Magistrate Chen’s final expression is the masterpiece of the entire piece. He does not smile. He does not frown. He simply closes his eyes—for three full seconds—as the guards finish their work. In that darkness, we wonder: Is he praying? Regretting? Or merely compartmentalizing, filing this incident under ‘Necessary Order’ in the ledger of his soul? His purple robe, rich with dragon motifs, suddenly feels like a cage. The hat—broad, rigid, symbol of authority—casts a shadow over his eyes, hiding whatever flicker of doubt might remain. He is not evil. He is *trained*. Trained to see suffering as procedure, injustice as policy, and silence as compliance. And that is why *Shadow of the Throne* haunts long after the screen fades: because we recognize the mechanisms. The red tokens. The scripted dialogue. The way the crowd watches, horrified yet unmoving. We’ve seen this before. Not in ancient China. In boardrooms. In courtrooms. In comment sections. The throne changes shape, but its shadow remains the same.
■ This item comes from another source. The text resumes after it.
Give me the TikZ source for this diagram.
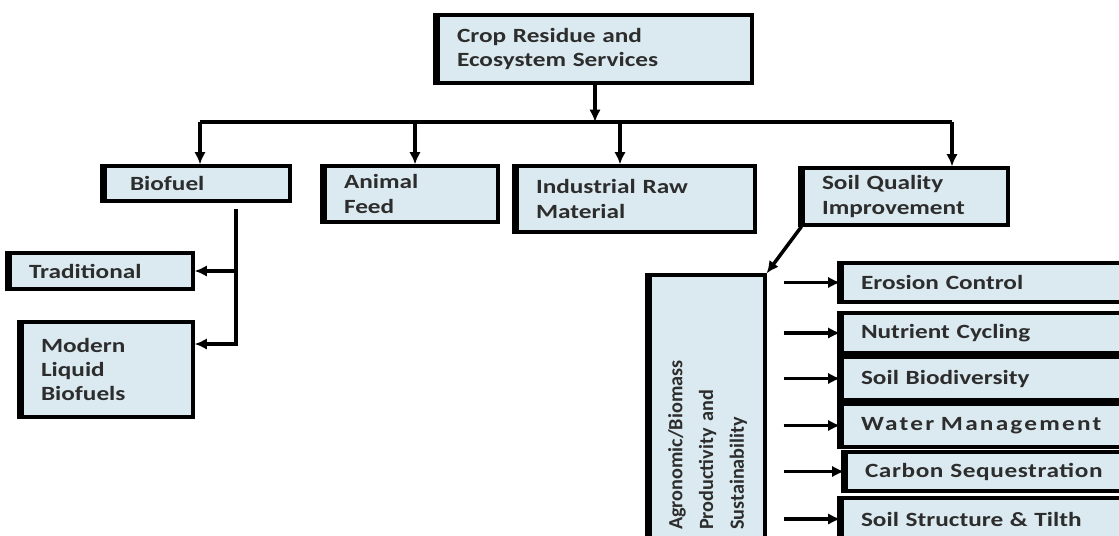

The last shot is Xiao Lan, alone in the aftermath. Her robe is torn, her face streaked with tears and blood—not hers, but Li Wei’s, transferred during the struggle. She kneels, not in submission, but to pick up one of the fallen judgment tokens. ‘Fa.’ Punish. She turns it over in her palm. The wood is smooth, worn by countless hands. She does not throw it away. She tucks it into her sleeve. A relic. A vow. A promise that someone, somewhere, will remember what happened here. *Shadow of the Throne* does not end with resolution. It ends with residue. With the quiet, terrifying knowledge that the next gavel is already raised—and the question isn’t whether it will fall, but who will be standing beneath it when it does.